Yavaş yavaş süzülerek geldi göklerden bir kar tanesi! Geleceği, bahara yaklaşmayı simgeleyerek! Gözlerinden akan yağmur damlası gibi gözyaşları, kar tanelerinin soğukluğu ile birleşti. Bir titreme geldi tüm insanlığa! Gelecek göz göre göre buz tutmaya bırakıldı.

Ne çok yol aldık, ne çok vurulduk, ne çok kırıldık, incindik, yaralandık. Sustuk, konuşunca bir yere varılmıyor anladık. Sessizliğin sesine sığındık. Kelimeleri demledik harabe gönlümüzde, birilerinin çıkıp sessiz çığlıklarımızı duymasının umuduna sarıldık. 

Göç etti kursağımızda kalan heveslerimiz, yolu yarılamış cümleler bir bir yere serildi. Hançerlendik en değer verdiğimiz hayallerimizden! Biriktirdiğimiz umutlar karşılıksız çek gibi kaldı elimizde!
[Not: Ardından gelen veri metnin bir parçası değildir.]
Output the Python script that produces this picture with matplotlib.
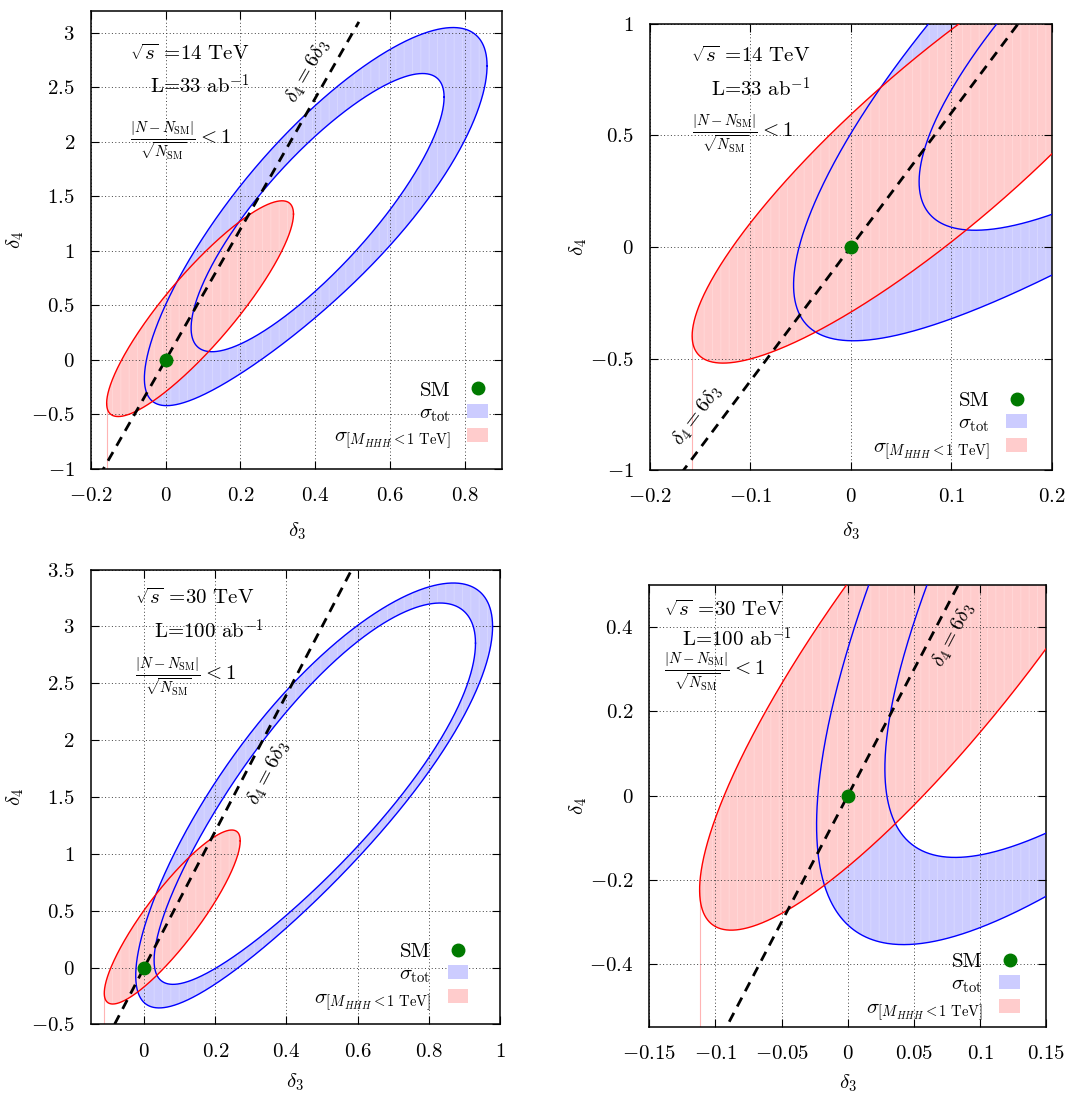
import numpy as np
import matplotlib
matplotlib.use("Agg")
import matplotlib.pyplot as plt
from matplotlib.path import Path
from matplotlib.patches import PathPatch, Patch
from matplotlib.lines import Line2D
from matplotlib.ticker import MultipleLocator, FuncFormatter

plt.rcParams["mathtext.fontset"] = "cm"
plt.rcParams["font.family"] = ["cmr10", "DejaVu Serif"]
plt.rcParams["axes.formatter.use_mathtext"] = True
plt.rcParams["hatch.linewidth"] = 0.6

# Contour shapes in the (delta3, delta4) plane:
# [centre d3, centre d4, half-extent d3, half-extent d4,
#  tilt mean, tilt change along d3, tilt change at the lower-left end, bend]
tot14_outer = [0.4015, 1.315, 0.4585, 1.735, 0.827, -0.029, -0.039, 0.0]
tot14_inner = [0.4065, 1.3515, 0.3385, 1.2765, 0.83, 0.0, -0.01, 0.0]
cut14 = [0.092, 0.47, 0.25, 0.99, 0.877, 0.0, 0.0, 0.0]
tot30_outer = [0.4777, 1.476, 0.5013, 1.8625, 0.824, -0.006, -0.025, 0.12]
tot30_inner = [0.4795, 1.496, 0.4515, 1.67, 0.835, -0.0225, 0.0, 0.11]
cut30 = [0.079, 0.445, 0.191, 0.765, 0.875, 0.0, 0.0, 0.0]

# Standard Model point
sm_point = (0.0, 0.0)
# slope of the reference line delta4 = 6 delta3
line_slope = 6.0

energies = ["14", "14", "30", "30"]
lumis = ["33", "33", "100", "100"]
xlims = [(-0.2, 0.9), (-0.2, 0.2), (-0.15, 1.0), (-0.15, 0.15)]
ylims = [(-1.0, 3.2), (-1.0, 1.0), (-0.5, 3.5), (-0.55, 0.5)]
xsteps = [0.2, 0.1, 0.2, 0.05]
ysteps = [0.5, 0.5, 0.5, 0.2]
line_ranges = [(-0.2, 0.517), (-0.2, 0.2), (-0.15, 0.6), (-0.15, 0.15)]

BLUE_FILL = "#ccccff"
RED_FILL = "#ffcccc"
BLUE_STRIPE = "#d9d9ff"
RED_STRIPE = "#ffd9d9"
GREEN = "#007a00"
FS = 15


def boundary(p, n=1441):
    cx, cy, hx, hy, r0, rc, rs, bend = p
    t = np.linspace(0.0, 2.0 * np.pi, n)
    c, s = np.cos(t), np.sin(t)
    rho = r0 + rc * c + rs * s * (1.0 - c) / 2.0
    x = cx + hx * c
    y = cy + hy * (rho * c + np.sqrt(1.0 - rho ** 2) * s) + bend * s ** 2
    return x, y


def band_patch(outer, inner, **kw):
    xo, yo = boundary(outer)
    xi, yi = boundary(inner)
    xi, yi = xi[::-1], yi[::-1]
    verts = np.concatenate([np.column_stack([xo, yo]), np.column_stack([xi, yi])])
    codes = np.full(len(verts), Path.LINETO)
    codes[0] = Path.MOVETO
    codes[len(xo) - 1] = Path.CLOSEPOLY
    codes[len(xo)] = Path.MOVETO
    codes[-1] = Path.CLOSEPOLY
    return PathPatch(Path(verts, codes), **kw)


fig = plt.figure(figsize=(10.88, 10.97), dpi=100)
rects = [
    [0.0836, 0.5726, 0.3778, 0.4172],
    [0.5974, 0.5713, 0.3692, 0.4071],
    [0.0834, 0.0661, 0.3762, 0.4147],
    [0.5968, 0.0639, 0.3649, 0.4026],
]
# text anchors in axes fractions: (sqrt s line, luminosity line, ratio line)
text_pos = [
    [(0.095, 0.906), (0.143, 0.837), (0.095, 0.716)],
    [(0.102, 0.929), (0.152, 0.854), (0.105, 0.754)],
    [(0.108, 0.937), (0.155, 0.866), (0.108, 0.763)],
    [(0.037, 0.945), (0.083, 0.878), (0.037, 0.803)],
]
line_label_pos = [(0.38, 2.65), (-0.153, -0.757), (0.35, 1.71), (0.080, 0.382)]
legend_anchor = [(0.987, 0.02), (0.96, 0.001), (0.943, 0.007), (0.955, -0.009)]
xlabel_y = [-0.113, -0.112, -0.104, -0.104]
ylabel_x = [-0.158, -0.152, -0.158, -0.152]

contours = [
    (tot14_outer, tot14_inner, cut14),
    (tot14_outer, tot14_inner, cut14),
    (tot30_outer, tot30_inner, cut30),
    (tot30_outer, tot30_inner, cut30),
]

fmt = FuncFormatter(lambda v, p: "$%g$" % round(v, 6))

for k in range(4):
    ax = fig.add_axes(rects[k])
    outer, inner, cut = contours[k]
    ax.set_xlim(*xlims[k])
    ax.set_ylim(*ylims[k])

    # sigma_tot band
    ax.add_patch(band_patch(outer, inner, facecolor=BLUE_FILL, edgecolor=BLUE_STRIPE,
                            lw=0, hatch="||", zorder=1))
    # sigma with M_HHH cut region
    xc, yc = boundary(cut)
    ax.fill(xc, yc, facecolor=RED_FILL, edgecolor=RED_STRIPE, lw=0, hatch="||", zorder=1.1)
    ileft = np.argmin(xc)
    ax.plot([xc[ileft], xc[ileft]], [yc[ileft], ylims[k][0]], color="#ffb4b4", lw=0.8, zorder=1.2)

    for p in (outer, inner):
        xb, yb = boundary(p)
        ax.plot(xb, yb, color="#0000ff", lw=1.0, zorder=3)
    ax.plot(xc, yc, color="#ff0000", lw=1.0, zorder=3.1)

    # delta4 = 6 delta3
    lx = np.array(line_ranges[k])
    ax.plot(lx, line_slope * lx, color="black", lw=2.0, dashes=(3.6, 2.6), zorder=4)
    ax.text(line_label_pos[k][0], line_label_pos[k][1], r"$\delta_4 = 6\delta_3$",
            rotation=np.degrees(np.arctan(line_slope)), transform_rotates_text=True,
            rotation_mode="anchor", ha="center", va="center", fontsize=FS, zorder=5)

    ax.plot(*sm_point, "o", color=GREEN, ms=9, zorder=6)

    # annotations
    (x1, y1), (x2, y2), (x3, y3) = text_pos[k]
    ax.text(x1, y1, r"$\sqrt{s}$ =" + energies[k] + " TeV", transform=ax.transAxes,
            ha="left", va="center", fontsize=FS)
    ax.text(x2, y2, r"L=" + lumis[k] + r" ab$^{-1}$", transform=ax.transAxes,
            ha="left", va="center", fontsize=FS)
    ax.text(x3, y3, r"$\frac{|N-N_{\rm SM}|}{\sqrt{N_{\rm SM}}} < 1$", transform=ax.transAxes,
            ha="left", va="center", fontsize=FS)

    handles = [
        Line2D([], [], marker="o", ls="", color=GREEN, ms=9),
        Patch(facecolor=BLUE_FILL, edgecolor="none"),
        Patch(facecolor=RED_FILL, edgecolor="none"),
    ]
    labels = ["SM", r"$\sigma_{\rm tot}$", r"$\sigma_{[M_{HHH}<1\ {\rm TeV}]}$"]
    ax.legend(handles, labels, loc="lower right", bbox_to_anchor=legend_anchor[k],
              frameon=False, markerfirst=False, fontsize=FS, handlelength=1.0,
              handleheight=0.65, labelspacing=0.2, handletextpad=0.8, borderaxespad=0)

    ax.xaxis.set_major_locator(MultipleLocator(xsteps[k]))
    ax.yaxis.set_major_locator(MultipleLocator(ysteps[k]))
    ax.xaxis.set_major_formatter(fmt)
    ax.yaxis.set_major_formatter(fmt)
    ax.tick_params(direction="in", top=True, right=True, length=5.5, width=0.8,
                   labelsize=FS)
    ax.tick_params(axis="x", pad=13)
    ax.tick_params(axis="y", pad=11.5)
    ax.grid(True, color="0.25", lw=0.7, linestyle=(0, (1, 2.5)))
    for s in ax.spines.values():
        s.set_linewidth(1.1)
    ax.set_xlabel(r"$\delta_3$", fontsize=FS)
    ax.set_ylabel(r"$\delta_4$", fontsize=FS)
    ax.xaxis.set_label_coords(0.5, xlabel_y[k])
    ax.yaxis.set_label_coords(ylabel_x[k], 0.5)

fig.savefig("out.png", dpi=100)
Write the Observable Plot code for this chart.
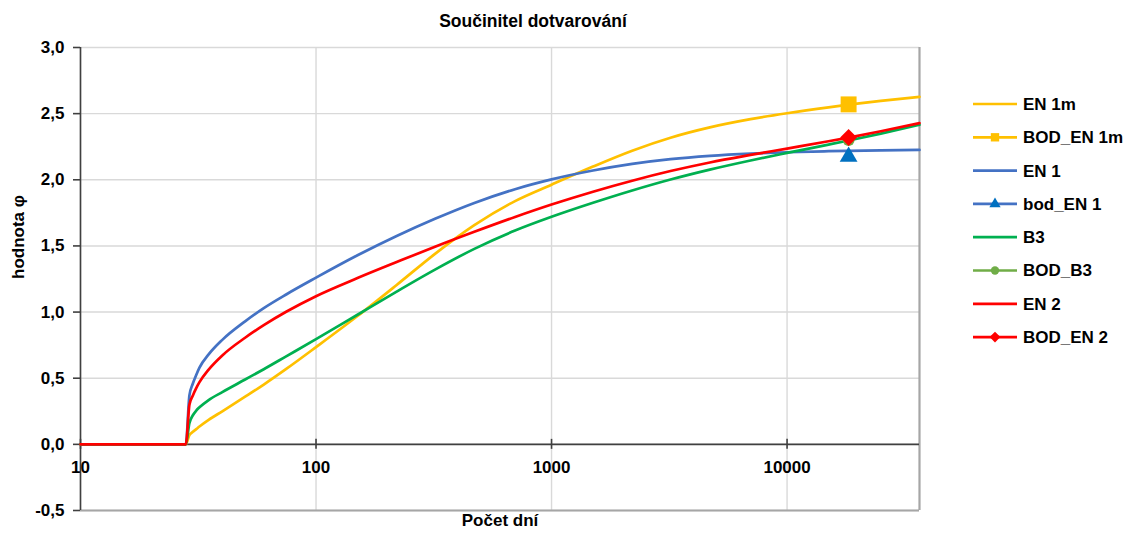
<!DOCTYPE html>
<html>
<head>
<meta charset="utf-8">
<script src="https://cdn.jsdelivr.net/npm/d3@7"></script>
<script src="https://cdn.jsdelivr.net/npm/@observablehq/plot@0.6"></script>
<style>
  html, body { margin: 0; padding: 0; background: #fff; }
  #chart { position: relative; width: 1139px; height: 541px; font-family: "Liberation Sans", Arial, sans-serif; }
</style>
</head>
<body>
<div id="chart"></div>
<script>
// Age of concrete in days (log axis); loading starts at 28 days
const days = [10, 28, 29, 30, 31, 32, 35, 40, 50, 60, 75, 100, 150, 220, 320, 470, 700,
              1000, 1500, 2200, 3200, 4700, 7000, 10000, 15000, 18250, 25000, 36500];

// Creep coefficient φ(t, 28) for each model
const en1m = [0, 0, 0.07, 0.095, 0.115, 0.135, 0.185, 0.25, 0.36, 0.452, 0.572, 0.735, 0.97, 1.205, 1.44, 1.657, 1.839,
              1.963, 2.10, 2.22, 2.318, 2.396, 2.458, 2.503, 2.548, 2.568, 2.597, 2.627];
const en1  = [0, 0, 0.37, 0.46, 0.525, 0.58, 0.68, 0.79, 0.93, 1.03, 1.135, 1.26, 1.429, 1.575, 1.705, 1.825, 1.929,
              2.003, 2.07, 2.12, 2.156, 2.181, 2.198, 2.208, 2.216, 2.219, 2.223, 2.226];
const b3   = [0, 0, 0.16, 0.22, 0.255, 0.28, 0.335, 0.395, 0.49, 0.568, 0.667, 0.795, 0.98, 1.155, 1.321, 1.478, 1.616,
              1.72, 1.826, 1.919, 2.002, 2.077, 2.146, 2.203, 2.266, 2.297, 2.349, 2.416];
const en2  = [0, 0, 0.30, 0.37, 0.425, 0.47, 0.565, 0.672, 0.806, 0.901, 1.004, 1.12, 1.257, 1.378, 1.494, 1.607, 1.719,
              1.813, 1.91, 1.993, 2.066, 2.131, 2.188, 2.236, 2.291, 2.319, 2.367, 2.428];

const seriesNames = ["EN 1m", "EN 1", "B3", "EN 2"];
const seriesValues = [en1m, en1, b3, en2];

// Single evaluated points at 50 years
const pointNames = ["BOD_EN 1m", "bod_EN 1", "BOD_B3", "BOD_EN 2"];
const pointDays = [18250, 18250, 18250, 18250];
const pointValues = [2.57, 2.19, 2.30, 2.32];

const xTicks = [10, 100, 1000, 10000];
const yTicks = [-0.5, 0, 0.5, 1, 1.5, 2, 2.5, 3];
const xDomain = [10, 36500];
const yDomain = [-0.5, 3];

const titleText = "Součinitel dotvarování";
const xLabel = "Počet dní";
const yLabel = "hodnota φ";

// Styling
const lineColors = ["#FFC000", "#4472C4", "#00B050", "#FF0000"];
const pointStyles = [
  {fill: "#FFC000", line: "#FFC000", symbol: "square", r: 9, dy: 0},
  {fill: "#0070C0", line: "#4472C4", symbol: "triangle", r: 6.6, dy: 2},
  {fill: "#70AD47", line: "#70AD47", symbol: "circle", r: 6, dy: 0},
  {fill: "#FF0000", line: "#FF0000", symbol: "diamond2", r: 7.6, dy: 0}
];
const font = "'Liberation Sans', Arial, sans-serif";

const lineRows = seriesNames.flatMap((name, s) =>
  days.map((day, i) => ({name, day, value: seriesValues[s][i]})));
const pointRows = pointNames.map((name, i) => ({name, day: pointDays[i], value: pointValues[i], style: pointStyles[i]}));

const fmt = d => d.toFixed(1).replace(".", ",");

const plot = Plot.plot({
  width: 1139,
  height: 541,
  marginLeft: 80,
  marginRight: 220,
  marginTop: 47,
  marginBottom: 31,
  style: {fontFamily: font, fontSize: "17px", fontWeight: "bold", color: "#000", background: "transparent", overflow: "visible"},
  x: {type: "log", domain: xDomain, axis: null},
  y: {domain: yDomain, axis: null},
  color: {domain: seriesNames, range: lineColors},
  marks: [
    // grid
    Plot.ruleY(yTicks, {stroke: "#d9d9d9", strokeWidth: 1.4}),
    Plot.ruleX(xTicks, {stroke: "#d9d9d9", strokeWidth: 1.4}),
    // plot-area border
    Plot.ruleY([yDomain[0]], {stroke: "#a6a6a6", strokeWidth: 2.2}),
    Plot.ruleX([xDomain[1]], {stroke: "#a6a6a6", strokeWidth: 2.2}),
    // axes
    Plot.ruleX([xDomain[0]], {stroke: "#404040", strokeWidth: 1.6}),
    Plot.ruleY([0], {stroke: "#404040", strokeWidth: 1.6}),
    Plot.ruleX(xTicks, {x: d => d, y1: 0, y2: 0, insetTop: -5, insetBottom: -5, stroke: "#404040", strokeWidth: 1.6}),
    Plot.axisY({ticks: yTicks, tickFormat: fmt, tickSize: 7, tickPadding: 9, stroke: "#404040", strokeWidth: 1.6, fill: "#000", label: null, fontSize: 17}),
    Plot.text(xTicks, {x: d => d, y: 0, dy: 23, text: d => String(d), fill: "#000", fontSize: 17}),
    // curves
    Plot.line(lineRows, {x: "day", y: "value", z: "name", stroke: "name", strokeWidth: 2.7, curve: "monotone-x"}),
    // evaluated points
    ...pointRows.map(p => Plot.dot([p], {x: "day", y: "value", symbol: p.style.symbol, r: p.style.r, fill: p.style.fill, stroke: null, dy: p.style.dy})),
    // titles
    Plot.text([titleText], {frameAnchor: "top", dx: 33, dy: -33, fontSize: 17.5, fill: "#000"}),
    Plot.text([xLabel], {frameAnchor: "bottom", dy: 15, fontSize: 17, fill: "#000"}),
    Plot.text([yLabel], {frameAnchor: "left", dx: -62, rotate: -90, fontSize: 17, fill: "#000"})
  ]
});
plot.style.position = "absolute";
plot.style.left = "0px";
plot.style.top = "0px";
document.getElementById("chart").appendChild(plot);

// Legend
const legendNames = ["EN 1m", "BOD_EN 1m", "EN 1", "bod_EN 1", "B3", "BOD_B3", "EN 2", "BOD_EN 2"];
const legendItems = legendNames.map((name, i) => {
  const s = Math.floor(i / 2);
  return i % 2 === 0
    ? {name, line: lineColors[s], marker: null}
    : {name, line: pointStyles[s].line, marker: pointStyles[s]};
});
const symbolTypes = {square: d3.symbolSquare, triangle: d3.symbolTriangle, circle: d3.symbolCircle, diamond2: d3.symbolDiamond2 || d3.symbolDiamond};
const legendSizes = {square: 70, triangle: 55, circle: 55, diamond2: 75};

const lg = d3.select("#chart").append("svg")
  .attr("width", 179)
  .attr("height", 280)
  .style("position", "absolute")
  .style("left", "960px")
  .style("top", "80px")
  .style("font-family", font)
  .style("font-size", "17px")
  .style("font-weight", "bold");

const step = 33.3;
const row = lg.selectAll("g").data(legendItems).join("g")
  .attr("transform", (d, i) => `translate(0,${24 + i * step})`);
row.append("line")
  .attr("x1", 13).attr("x2", 57)
  .attr("stroke", d => d.line).attr("stroke-width", 2.7);
row.filter(d => d.marker).append("path")
  .attr("transform", "translate(35,0)")
  .attr("d", d => d3.symbol(symbolTypes[d.marker.symbol], legendSizes[d.marker.symbol])())
  .attr("fill", d => d.marker.fill);
row.append("text")
  .attr("x", 63)
  .attr("dy", "0.35em")
  .attr("fill", "#000")
  .text(d => d.name);
</script>
</body>
</html>
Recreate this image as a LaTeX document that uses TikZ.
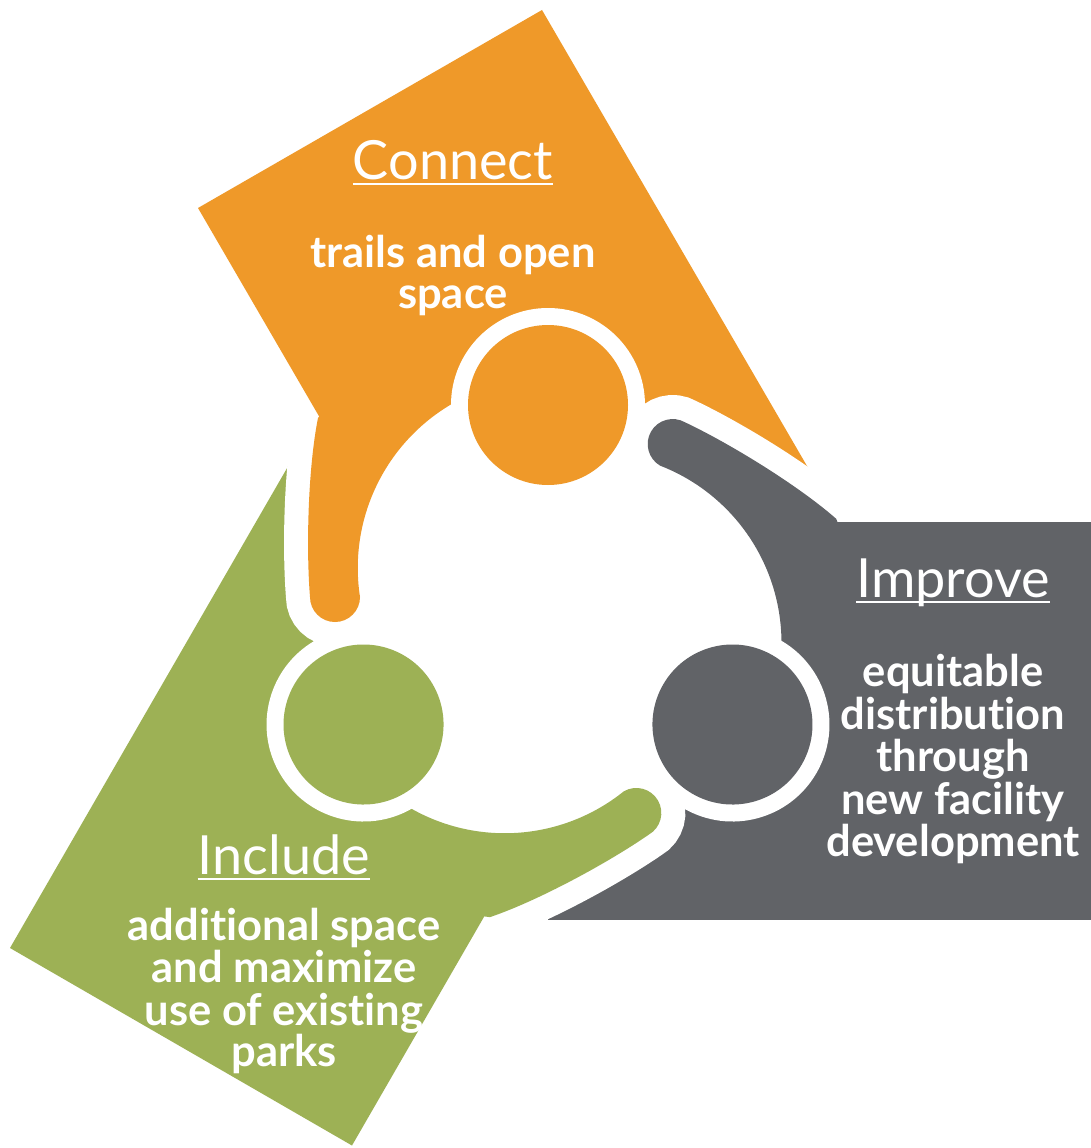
\documentclass[tikz,border=0pt]{standalone}
\usepackage{fontspec}
\setmainfont{Lato}[Ligatures={NoCommon}]
\usetikzlibrary{calc}
\definecolor{corange}{RGB}{239,153,41}
\definecolor{cgray}{RGB}{97,99,103}
\definecolor{cgreen}{RGB}{157,177,85}
\tikzset{
  hd/.style={text=white,inner sep=0pt,anchor=base,font=\fontsize{54}{60}\selectfont},
  bd/.style={text=white,inner sep=0pt,anchor=base,font=\bfseries\fontsize{43.5}{48}\selectfont},
  ul/.style={white,line width=2.8pt}
}
\begin{document}
\begin{tikzpicture}[x=1pt,y=1pt]
\useasboundingbox (0,0) rectangle (1091,-1148);
\fill[white] (0,0) rectangle (1091,-1148);
% background rectangles
\fill[corange] (542,-10) -- (198,-208) -- (466.6,-670.2) -- (810.6,-472.2) -- cycle;
\fill[cgray] (548,-522) rectangle (1095,-920);
\fill[cgreen] (10,-948) -- (290,-463) -- (632,-660.5) -- (352,-1145.5) -- cycle;
% white gaps around arm tips and white centre
\foreach \r in {0,-120,-240}{
 \begin{scope}[shift={(548,-618)},rotate=\r]
  \draw[white,line width=48pt] (-230,200) .. controls (-240,150) and (-242,70) .. (-238,21)
     arc[start angle=180,end angle=360,radius=25]
     arc[start angle=188.8,end angle=175,radius=190];
  \fill[white] (0,50) circle[radius=191];
 \end{scope}
}
% arms and heads
\foreach \r/\c in {0/corange,-120/cgray,-240/cgreen}{
 \begin{scope}[shift={(548,-618)},rotate=\r]
  \fill[\c] (-230,200) .. controls (-240,150) and (-242,70) .. (-238,21)
     arc[start angle=180,end angle=360,radius=25]
     arc[start angle=188.8,end angle=119.5,radius=190]
     -- (-60,250) -- (-150,300) -- cycle;
  \fill[white] (0,213) circle[radius=97];
  \fill[\c] (0,213) circle[radius=80];
 \end{scope}
}
% texts
\node[hd] (hc) at (453,-179) {Connect};
\draw[ul] ($(hc.base west)+(0,-5)$) -- ($(hc.base east)+(0,-5)$);
\node[bd] (c1) at (453,-267) {trails and open};
\node[bd] (c2) at (453,-308) {space};

\node[hd] (hi) at (953,-597) {Improve};
\draw[ul] ($(hi.base west)+(0,-5)$) -- ($(hi.base east)+(0,-5)$);
\node[bd] (i1) at (953,-686) {equitable};
\node[bd] (i2) at (953,-729) {distribution};
\node[bd] (i3) at (953,-771) {through};
\node[bd] (i4) at (953,-814) {new facility};
\node[bd] (i5) at (953,-856) {development};

\node[hd] (hn) at (284,-874) {Include};
\draw[ul] ($(hn.base west)+(0,-5)$) -- ($(hn.base east)+(0,-5)$);
\node[bd] (n1) at (284,-940) {additional space};
\node[bd] (n2) at (284,-982) {and maximize};
\node[bd] (n3) at (284,-1025) {use of existing};
\node[bd] (n4) at (284,-1066) {parks};
\end{tikzpicture}
\end{document}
Avucumuzda bir düş ölüsü, mazide bırakılmış birkaç hayal! Konuşmadan da ne çok şey anlatıyordu gözlerimiz!

Dünyada önüne geçilemeyecek hadiseler vardı ve biz bunların sebep ve mantıklarını anlayamıyorduk, bu doğruydu; fakat bazı mantıksızlıklar vardı ki, güya doğru olduğu düşünülerek yapıldığı halde, yapılmaması da mümkündü. 

Hayat bize kötü bir oyun oynuyordu. Biz de; hadiseleri olduğu gibi kabul ediyor ve sessiz çığlıklar atarak katlanıyorduk. Geleceğin hayaline merbuttuk.

Sabahattin Ali şöyle telaffuz ediyor; “Bir kadın, trenin penceresinden dışarı bakabilir, bu sırada gözüne bir kömür parçası kaçar, o ehemmiyet vermeden bunu ovuşturur ve bu minimini hadise dünyanın en güzel gözlerinden birini kör edebilir. Yahut bir kiremit, hafif bir rüzgârla yerinden oynayarak, devrin gıpta ettiği bir kafayı parçalayabilir... Göz mü mühim, kömür parçası mı, kiremit mi mühim, kafa mı?..” Bunu düşünmek hiç aklımıza gelmiyor. Bunları nasıl eleştirmeden kabule mecbursak, hayatın birçok cilvelerinde de aynı tevekküle mecbur kalıyoruz.

Lâkin göz göre göre kafalarımıza fırlatılan kiremitler bu istisnaya makul değil!.. 

Söze, Gençliğe Hitabenin ilk cümlesi ile başlamak istiyorum. “Ey Türk Gençliği, birinci vazifen Türk istiklâlini, Türk Cumhuriyetini, ilelebet, muhafaza ve müdafaa etmektir.”  Bizlerin en büyük hazinesine dikkat çeken bu söz ile geleceğimiz olan gençlere (bizlere) büyük bir sorumluluk verilmiştir. Bu sorumluluk ise birer bilgi avcısı olarak yerine getirilir. 

Söze başladık başlamasına ama uçurumun kenarında, son gücüyle dayanmaya çalışan eğitim sisteminin hali içler acısı bir durumda! Okumak için çabalayan milyonlarcası elleri boş, gözleri yaşlı ortada kalmakta!  

Hababam sınıfı adlı film serisine hepimiz gülerek bakıyoruz bakmasına ama aslında o filmlerin senaristi, çöken eğitim sisteminin içler acısı halini seneler önce gözler önüne sermek istediği için böyle bir şey ortaya koyduğundan bihaberiz. 

Gelecek neyin üzerine kuruluyor? Bilinçlendirilmeyen ve yetenekleri keşfedilmeyen gençler bu milleti nasıl ileriye götürecek?  

Endişeliyim! Yaptıklarımız bize hiçbir alaka vermiyor. Bir makine gibi ne yaptığımızı bilmeden çalışmaktayız. Buna rağmen konuştuğumuz şeyler, insanı şaşırtacak derecede lüzumsuz. Ara sıra hayatımızın ardından bakıp alay edercesine gülümsüyoruz işte! Ne olacağız endişesiyle!

Merbuttum, geleceğime ve geçmişe olan hasretime! Bu kar da bitecek elbet, kendini bahara bırakarak. Buz tutan her şey bir bir çözülecek mütemadiyen! Her nasip vaktine esirdir. Vesselam.